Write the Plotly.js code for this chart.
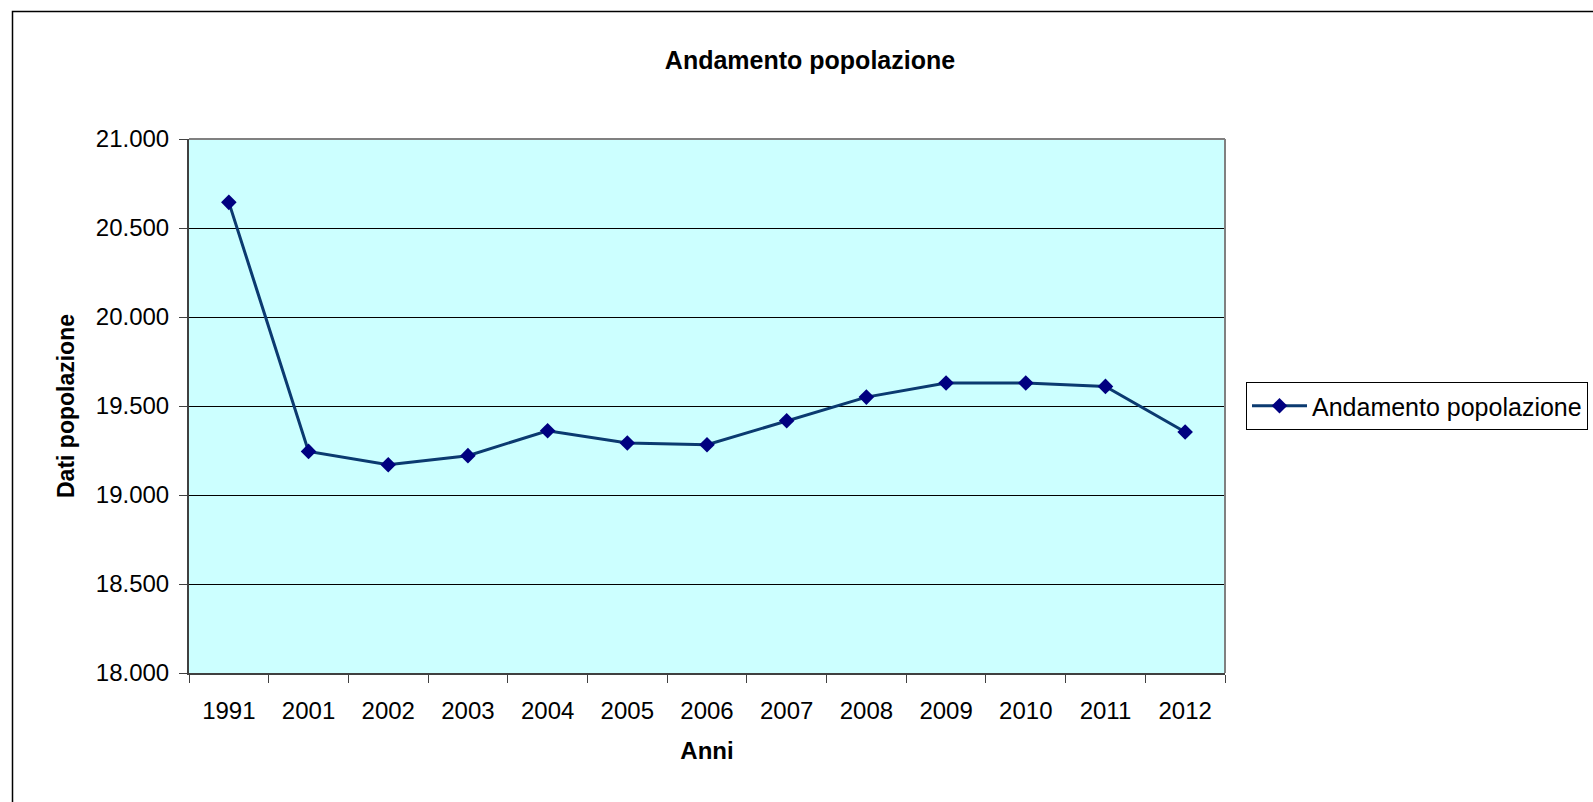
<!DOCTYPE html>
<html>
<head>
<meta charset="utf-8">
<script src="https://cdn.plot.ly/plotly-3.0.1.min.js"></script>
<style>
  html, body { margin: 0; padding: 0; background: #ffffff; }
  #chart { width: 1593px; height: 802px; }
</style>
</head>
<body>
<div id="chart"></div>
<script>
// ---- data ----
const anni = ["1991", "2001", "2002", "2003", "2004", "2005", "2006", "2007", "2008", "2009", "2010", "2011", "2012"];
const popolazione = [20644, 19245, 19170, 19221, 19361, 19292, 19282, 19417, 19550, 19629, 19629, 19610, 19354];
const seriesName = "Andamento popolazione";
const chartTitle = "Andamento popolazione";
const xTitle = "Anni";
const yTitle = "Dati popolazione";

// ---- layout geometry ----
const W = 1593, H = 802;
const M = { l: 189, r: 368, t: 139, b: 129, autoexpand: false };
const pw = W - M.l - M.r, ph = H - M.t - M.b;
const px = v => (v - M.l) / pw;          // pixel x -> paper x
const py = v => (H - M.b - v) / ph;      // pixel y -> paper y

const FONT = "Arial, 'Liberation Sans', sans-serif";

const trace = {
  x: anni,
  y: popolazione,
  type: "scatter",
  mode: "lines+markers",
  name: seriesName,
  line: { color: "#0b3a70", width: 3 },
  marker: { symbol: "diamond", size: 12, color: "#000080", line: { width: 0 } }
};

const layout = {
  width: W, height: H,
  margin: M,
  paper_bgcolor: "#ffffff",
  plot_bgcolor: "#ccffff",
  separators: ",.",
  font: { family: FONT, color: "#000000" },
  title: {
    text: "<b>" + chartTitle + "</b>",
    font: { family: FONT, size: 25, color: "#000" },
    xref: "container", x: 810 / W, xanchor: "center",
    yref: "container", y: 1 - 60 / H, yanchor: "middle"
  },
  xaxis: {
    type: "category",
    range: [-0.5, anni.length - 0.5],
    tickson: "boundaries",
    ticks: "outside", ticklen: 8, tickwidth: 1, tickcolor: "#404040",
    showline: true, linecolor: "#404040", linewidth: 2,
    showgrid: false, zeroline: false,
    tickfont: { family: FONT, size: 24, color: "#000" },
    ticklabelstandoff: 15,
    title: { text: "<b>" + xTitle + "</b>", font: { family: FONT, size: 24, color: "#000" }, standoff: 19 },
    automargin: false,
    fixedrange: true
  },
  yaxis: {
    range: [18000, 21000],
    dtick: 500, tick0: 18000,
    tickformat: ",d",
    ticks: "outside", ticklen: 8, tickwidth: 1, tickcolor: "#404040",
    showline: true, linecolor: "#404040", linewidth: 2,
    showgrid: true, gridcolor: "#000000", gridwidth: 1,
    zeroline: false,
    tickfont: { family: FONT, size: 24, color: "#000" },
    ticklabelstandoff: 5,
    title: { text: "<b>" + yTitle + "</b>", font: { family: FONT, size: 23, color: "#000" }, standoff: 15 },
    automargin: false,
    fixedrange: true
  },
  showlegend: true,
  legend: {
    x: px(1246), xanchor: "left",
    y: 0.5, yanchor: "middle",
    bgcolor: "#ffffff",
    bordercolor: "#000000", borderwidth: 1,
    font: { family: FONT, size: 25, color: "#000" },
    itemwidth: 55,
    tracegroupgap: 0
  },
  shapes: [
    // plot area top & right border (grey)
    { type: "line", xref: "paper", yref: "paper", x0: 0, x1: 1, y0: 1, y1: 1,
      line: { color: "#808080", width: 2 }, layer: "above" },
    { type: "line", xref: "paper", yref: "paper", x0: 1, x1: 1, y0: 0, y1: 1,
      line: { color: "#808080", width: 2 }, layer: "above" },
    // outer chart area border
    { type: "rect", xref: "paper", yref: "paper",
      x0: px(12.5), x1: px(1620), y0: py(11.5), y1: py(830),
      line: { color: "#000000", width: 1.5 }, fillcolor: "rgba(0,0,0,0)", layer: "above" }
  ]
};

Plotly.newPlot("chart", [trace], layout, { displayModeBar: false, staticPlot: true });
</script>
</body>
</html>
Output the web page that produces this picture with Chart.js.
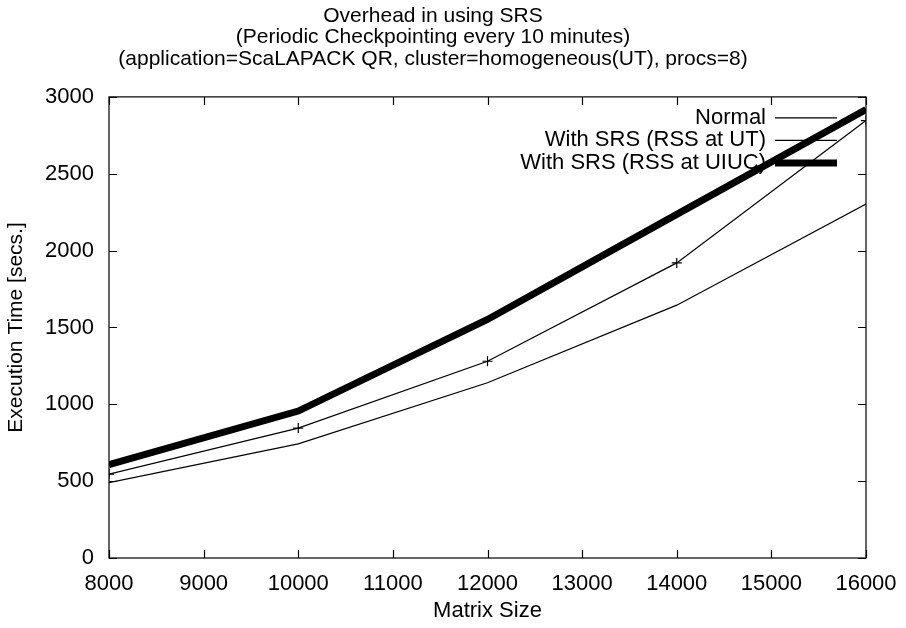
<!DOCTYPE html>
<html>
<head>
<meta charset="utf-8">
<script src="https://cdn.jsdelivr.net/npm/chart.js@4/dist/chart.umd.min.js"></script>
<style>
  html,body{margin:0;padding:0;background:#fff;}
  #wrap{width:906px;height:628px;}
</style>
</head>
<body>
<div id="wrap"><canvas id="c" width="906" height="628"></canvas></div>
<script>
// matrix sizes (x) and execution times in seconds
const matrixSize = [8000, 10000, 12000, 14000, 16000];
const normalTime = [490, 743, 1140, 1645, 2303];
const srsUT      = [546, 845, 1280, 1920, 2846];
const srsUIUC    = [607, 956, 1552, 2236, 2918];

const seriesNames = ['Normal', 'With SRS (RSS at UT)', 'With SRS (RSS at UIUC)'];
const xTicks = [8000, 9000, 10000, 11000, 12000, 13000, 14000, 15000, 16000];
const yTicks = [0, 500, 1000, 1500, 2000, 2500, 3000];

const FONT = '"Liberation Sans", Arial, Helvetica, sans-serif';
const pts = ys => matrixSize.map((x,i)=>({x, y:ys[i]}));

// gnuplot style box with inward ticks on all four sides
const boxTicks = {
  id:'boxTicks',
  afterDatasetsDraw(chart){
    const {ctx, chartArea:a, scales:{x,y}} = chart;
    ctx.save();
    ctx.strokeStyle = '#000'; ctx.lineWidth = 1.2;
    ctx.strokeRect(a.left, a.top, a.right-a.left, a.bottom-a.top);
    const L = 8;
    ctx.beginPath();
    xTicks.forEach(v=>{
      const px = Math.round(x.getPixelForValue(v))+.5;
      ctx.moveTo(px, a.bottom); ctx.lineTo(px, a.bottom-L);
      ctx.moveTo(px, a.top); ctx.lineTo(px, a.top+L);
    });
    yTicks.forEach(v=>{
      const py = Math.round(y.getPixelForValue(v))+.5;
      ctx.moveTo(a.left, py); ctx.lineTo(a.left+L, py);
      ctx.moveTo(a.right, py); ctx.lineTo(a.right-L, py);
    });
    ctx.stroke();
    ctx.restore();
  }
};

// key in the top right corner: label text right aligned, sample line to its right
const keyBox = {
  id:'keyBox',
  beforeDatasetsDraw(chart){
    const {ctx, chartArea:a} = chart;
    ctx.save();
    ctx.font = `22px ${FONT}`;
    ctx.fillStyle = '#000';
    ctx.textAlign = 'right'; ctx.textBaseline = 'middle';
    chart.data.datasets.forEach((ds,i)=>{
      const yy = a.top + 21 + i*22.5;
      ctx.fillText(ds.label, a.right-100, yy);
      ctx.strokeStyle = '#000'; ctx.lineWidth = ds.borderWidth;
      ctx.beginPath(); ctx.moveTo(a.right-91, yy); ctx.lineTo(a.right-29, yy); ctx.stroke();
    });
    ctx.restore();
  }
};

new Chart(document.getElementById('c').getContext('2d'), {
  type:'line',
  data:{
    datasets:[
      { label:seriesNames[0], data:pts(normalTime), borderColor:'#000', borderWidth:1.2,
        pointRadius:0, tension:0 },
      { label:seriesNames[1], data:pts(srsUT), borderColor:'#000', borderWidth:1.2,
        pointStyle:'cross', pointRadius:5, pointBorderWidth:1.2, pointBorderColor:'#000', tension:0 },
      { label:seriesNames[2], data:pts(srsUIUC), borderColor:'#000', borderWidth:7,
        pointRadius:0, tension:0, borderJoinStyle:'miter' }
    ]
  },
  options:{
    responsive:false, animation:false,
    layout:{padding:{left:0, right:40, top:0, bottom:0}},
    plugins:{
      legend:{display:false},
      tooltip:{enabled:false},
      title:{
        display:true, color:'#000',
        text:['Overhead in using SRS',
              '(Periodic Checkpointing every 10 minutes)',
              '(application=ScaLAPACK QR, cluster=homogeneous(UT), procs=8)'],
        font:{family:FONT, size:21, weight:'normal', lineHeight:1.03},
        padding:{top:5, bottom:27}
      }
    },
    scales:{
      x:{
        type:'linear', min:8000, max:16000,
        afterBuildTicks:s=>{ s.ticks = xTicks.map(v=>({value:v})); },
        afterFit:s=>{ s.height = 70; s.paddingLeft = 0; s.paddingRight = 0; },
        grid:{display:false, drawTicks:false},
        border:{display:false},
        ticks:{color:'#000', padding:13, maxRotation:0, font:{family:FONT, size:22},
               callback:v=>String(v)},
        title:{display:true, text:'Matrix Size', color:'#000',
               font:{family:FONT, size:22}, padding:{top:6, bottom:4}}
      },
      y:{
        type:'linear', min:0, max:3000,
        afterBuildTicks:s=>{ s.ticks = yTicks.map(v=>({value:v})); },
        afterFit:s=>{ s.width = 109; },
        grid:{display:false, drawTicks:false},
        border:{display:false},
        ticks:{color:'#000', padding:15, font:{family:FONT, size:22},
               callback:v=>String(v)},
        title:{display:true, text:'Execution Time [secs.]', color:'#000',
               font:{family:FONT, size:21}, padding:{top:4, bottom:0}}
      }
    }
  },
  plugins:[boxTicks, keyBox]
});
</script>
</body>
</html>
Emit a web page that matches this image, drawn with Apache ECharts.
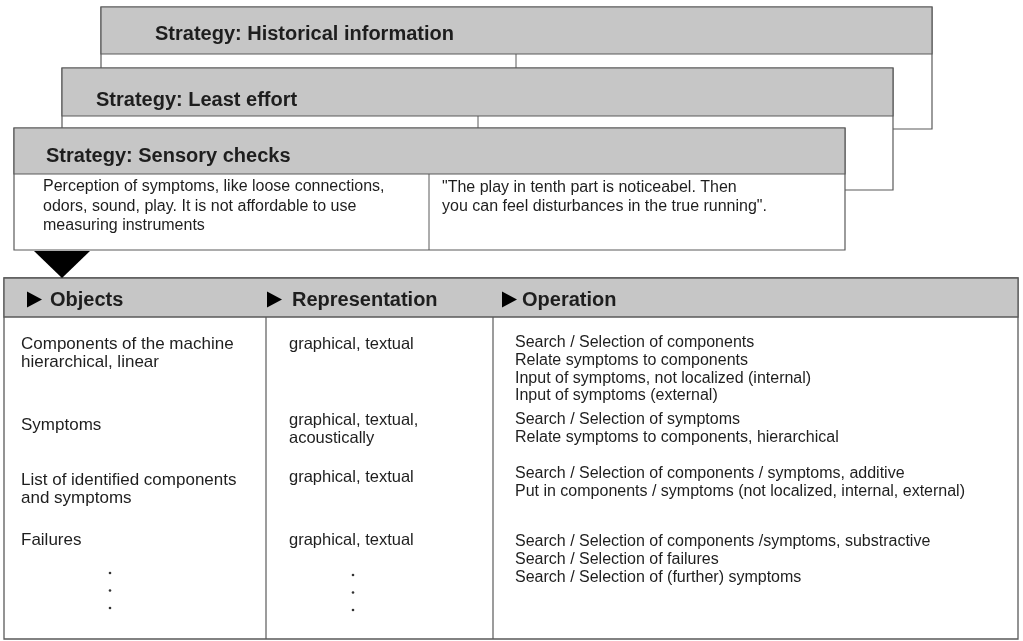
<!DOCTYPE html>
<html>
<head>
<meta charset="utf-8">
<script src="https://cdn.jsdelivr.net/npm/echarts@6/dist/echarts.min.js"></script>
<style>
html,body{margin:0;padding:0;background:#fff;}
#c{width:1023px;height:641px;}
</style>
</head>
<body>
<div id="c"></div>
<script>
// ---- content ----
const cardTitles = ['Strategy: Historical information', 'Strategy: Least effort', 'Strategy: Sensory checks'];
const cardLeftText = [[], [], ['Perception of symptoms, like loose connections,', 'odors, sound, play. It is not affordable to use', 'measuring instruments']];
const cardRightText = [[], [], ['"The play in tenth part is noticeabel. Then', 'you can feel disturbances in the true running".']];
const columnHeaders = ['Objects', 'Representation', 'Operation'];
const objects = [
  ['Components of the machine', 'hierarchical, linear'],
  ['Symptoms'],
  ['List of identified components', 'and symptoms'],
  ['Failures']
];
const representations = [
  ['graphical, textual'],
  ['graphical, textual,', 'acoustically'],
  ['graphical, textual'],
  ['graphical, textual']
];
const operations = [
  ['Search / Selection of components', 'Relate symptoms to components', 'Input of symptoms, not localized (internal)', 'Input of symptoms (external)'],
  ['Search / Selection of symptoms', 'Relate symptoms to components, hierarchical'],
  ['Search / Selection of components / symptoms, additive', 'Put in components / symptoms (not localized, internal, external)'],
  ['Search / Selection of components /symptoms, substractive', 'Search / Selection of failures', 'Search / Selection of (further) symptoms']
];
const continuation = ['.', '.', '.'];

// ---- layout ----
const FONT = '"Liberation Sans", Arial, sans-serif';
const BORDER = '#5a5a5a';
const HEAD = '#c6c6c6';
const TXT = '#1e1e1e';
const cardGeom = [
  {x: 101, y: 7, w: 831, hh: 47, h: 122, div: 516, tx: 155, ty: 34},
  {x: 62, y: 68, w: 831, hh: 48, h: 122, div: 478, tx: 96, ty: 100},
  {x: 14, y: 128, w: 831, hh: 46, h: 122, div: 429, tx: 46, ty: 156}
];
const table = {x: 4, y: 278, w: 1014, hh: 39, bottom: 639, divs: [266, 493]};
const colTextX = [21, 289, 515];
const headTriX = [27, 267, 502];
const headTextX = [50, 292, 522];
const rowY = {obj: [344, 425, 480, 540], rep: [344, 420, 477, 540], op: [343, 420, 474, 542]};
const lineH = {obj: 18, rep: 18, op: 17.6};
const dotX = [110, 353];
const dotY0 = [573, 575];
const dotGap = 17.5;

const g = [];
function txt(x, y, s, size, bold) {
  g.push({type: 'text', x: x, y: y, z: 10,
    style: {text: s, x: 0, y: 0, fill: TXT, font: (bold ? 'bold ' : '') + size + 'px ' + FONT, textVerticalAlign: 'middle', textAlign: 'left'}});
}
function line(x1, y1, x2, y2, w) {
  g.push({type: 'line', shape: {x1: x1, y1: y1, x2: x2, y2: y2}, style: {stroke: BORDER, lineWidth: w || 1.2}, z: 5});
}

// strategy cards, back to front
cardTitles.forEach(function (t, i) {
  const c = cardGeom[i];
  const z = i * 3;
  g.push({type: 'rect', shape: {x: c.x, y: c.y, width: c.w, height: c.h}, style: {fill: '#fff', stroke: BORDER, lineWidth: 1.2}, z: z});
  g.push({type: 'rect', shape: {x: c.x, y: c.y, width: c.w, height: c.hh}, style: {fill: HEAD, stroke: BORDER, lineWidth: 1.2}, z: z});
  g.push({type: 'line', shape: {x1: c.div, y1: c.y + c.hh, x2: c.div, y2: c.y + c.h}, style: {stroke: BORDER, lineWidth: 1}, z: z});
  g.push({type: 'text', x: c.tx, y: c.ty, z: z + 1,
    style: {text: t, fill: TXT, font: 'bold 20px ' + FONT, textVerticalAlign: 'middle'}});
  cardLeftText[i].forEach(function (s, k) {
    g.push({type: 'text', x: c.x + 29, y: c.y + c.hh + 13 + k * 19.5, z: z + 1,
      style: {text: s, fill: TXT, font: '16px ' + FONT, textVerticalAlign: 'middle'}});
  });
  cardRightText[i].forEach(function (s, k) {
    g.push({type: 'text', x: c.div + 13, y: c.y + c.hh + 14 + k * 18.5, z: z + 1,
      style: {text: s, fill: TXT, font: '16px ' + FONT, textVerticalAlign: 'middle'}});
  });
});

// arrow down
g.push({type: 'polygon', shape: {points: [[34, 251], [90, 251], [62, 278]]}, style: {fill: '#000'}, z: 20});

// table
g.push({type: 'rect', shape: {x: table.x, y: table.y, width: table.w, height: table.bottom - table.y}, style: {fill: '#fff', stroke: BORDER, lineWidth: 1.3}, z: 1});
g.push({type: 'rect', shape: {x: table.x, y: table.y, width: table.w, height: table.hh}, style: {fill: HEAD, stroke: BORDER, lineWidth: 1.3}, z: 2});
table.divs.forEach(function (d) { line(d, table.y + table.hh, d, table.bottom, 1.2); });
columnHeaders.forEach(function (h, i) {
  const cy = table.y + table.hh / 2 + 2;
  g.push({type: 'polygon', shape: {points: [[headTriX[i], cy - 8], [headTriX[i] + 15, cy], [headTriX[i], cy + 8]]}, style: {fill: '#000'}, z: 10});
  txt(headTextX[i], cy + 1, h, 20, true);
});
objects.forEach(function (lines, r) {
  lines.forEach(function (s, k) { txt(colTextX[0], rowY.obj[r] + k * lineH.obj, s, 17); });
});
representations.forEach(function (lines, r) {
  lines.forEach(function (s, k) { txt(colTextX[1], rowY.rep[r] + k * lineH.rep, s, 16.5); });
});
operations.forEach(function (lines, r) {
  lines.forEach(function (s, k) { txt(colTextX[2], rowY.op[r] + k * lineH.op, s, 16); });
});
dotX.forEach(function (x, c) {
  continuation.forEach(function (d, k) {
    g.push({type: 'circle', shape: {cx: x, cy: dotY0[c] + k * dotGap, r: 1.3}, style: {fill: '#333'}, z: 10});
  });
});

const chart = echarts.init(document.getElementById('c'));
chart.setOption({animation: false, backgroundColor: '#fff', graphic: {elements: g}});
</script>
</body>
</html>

__Exercise__.
Retype the lines above exactly as they appear, from the line containing "Output the web" through the line containing "const pts = ys", and leave out any pictures.

__Full answer__.
Output the web page that produces this picture with Chart.js.
<!DOCTYPE html>
<html>
<head>
<meta charset="utf-8">
<script src="https://cdn.jsdelivr.net/npm/chart.js@4/dist/chart.umd.min.js"></script>
<style>
  html,body{margin:0;padding:0;background:#fff;}
  #wrap{width:906px;height:628px;}
</style>
</head>
<body>
<div id="wrap"><canvas id="c" width="906" height="628"></canvas></div>
<script>
// matrix sizes (x) and execution times in seconds
const matrixSize = [8000, 10000, 12000, 14000, 16000];
const normalTime = [490, 743, 1140, 1645, 2303];
const srsUT      = [546, 845, 1280, 1920, 2846];
const srsUIUC    = [607, 956, 1552, 2236, 2918];

const seriesNames = ['Normal', 'With SRS (RSS at UT)', 'With SRS (RSS at UIUC)'];
const xTicks = [8000, 9000, 10000, 11000, 12000, 13000, 14000, 15000, 16000];
const yTicks = [0, 500, 1000, 1500, 2000, 2500, 3000];

const FONT = '"Liberation Sans", Arial, Helvetica, sans-serif';
const pts = ys => matrixSize.map((x,i)=>({x, y:ys[i]}));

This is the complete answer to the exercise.